Today I read an excellent article in the SF Chronicle about the lingering inequality in women's sports. I don't want to sound like a uber-feminist or anything of those sorts, but, as a female athlete, this article spoke to me.
In her article, Gwen Knapp discusses how even in the "same" sports, the rules are different. In hockey, there is no checking allowed, even though the women are in full protective gear. In speed skating, the distances are different. And the list goes on.
In my own experience, I know there are different expectations put on women then on men when playing sports. A few years back, I played soccer for an adult club team. In addition to playing in my own games, I went to quite of few other games, including those of our male practice mates. At their games, it was rare for a fight not to break out, and they swore like it was going out of style. All of this with very few repercussions (perhaps a yellow card for a fight, but never for playing aggressively or swearing).

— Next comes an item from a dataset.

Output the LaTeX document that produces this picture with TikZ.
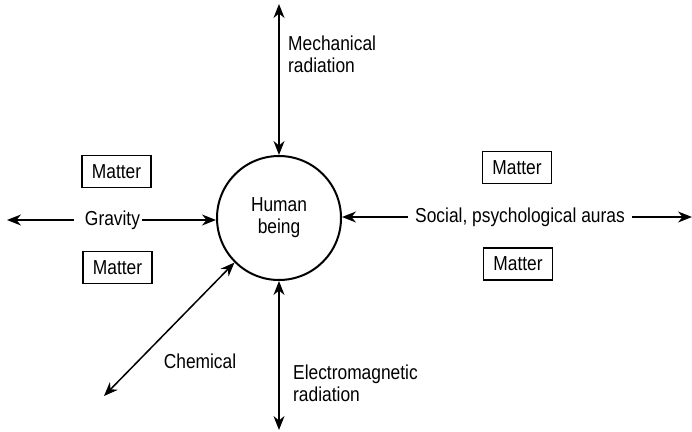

During this time, we had a game. And at this game, we had a referee. And said referee had rules and expectations of the little ladies he was officiating. There would be no rough play, after all, soccer was not a contact sport! There would be no swearing, women don't swear. And don't even think of running fast, it might destroy your ovaries! (just kidding on the last one) We rolled our eyes, and began to play.
Anyone who has ever played a women's sport knows that women are dirty. Perhaps because it is not expected, we tend to be sneakier than the men. My favorite move was always the hip-to-hip run, and the elbow to the tummy to get ahead. And I was a rather clean player. So to be told to reign it in because it was unhealthily, well, that was like telling us not to even play the game!
Back to the game. It was an intense game, with two teams that were good and probably both slightly hungover, so hoping to get the game over with. Both teams wanted to win. The ball went to one player, who promptly kicked it out of bounds, causing the ball to fall over the edge of the hill. "F*ck Me," she said. The whistle blew, and a yellow card emerged from the ref's pocket. What the!? She wasn't even swearing AT anyone, just herself. We all stared in disbelief, wondering how we suddenly landed back in the early 70's. She had to go out of the game, and we all had to watch our mouths, lest they get washed out with soap.
This would have never happened if we were men.
This is just one instance. I played lacrosse throughout college and the men's and women's game are like two different sports. The only reason the limitations on the women made sense was that we wore no pads. But to imply, in lacrosse, hockey, soccer, anything, that a women is more delicate and thus can't handle being pushed around by another athlete, to me this is ridiculous. You don't reach an elite level of your sport by being careful. And, at least to me, sports are a great building block for life; you don't learn how to push back until you've been pushed around a bit*.
*not advocating violence. In the context of this essay, I am talking about fighting back in sports, but also fighting back, not necessarily in a physical way, to adversity that one may encounter in life.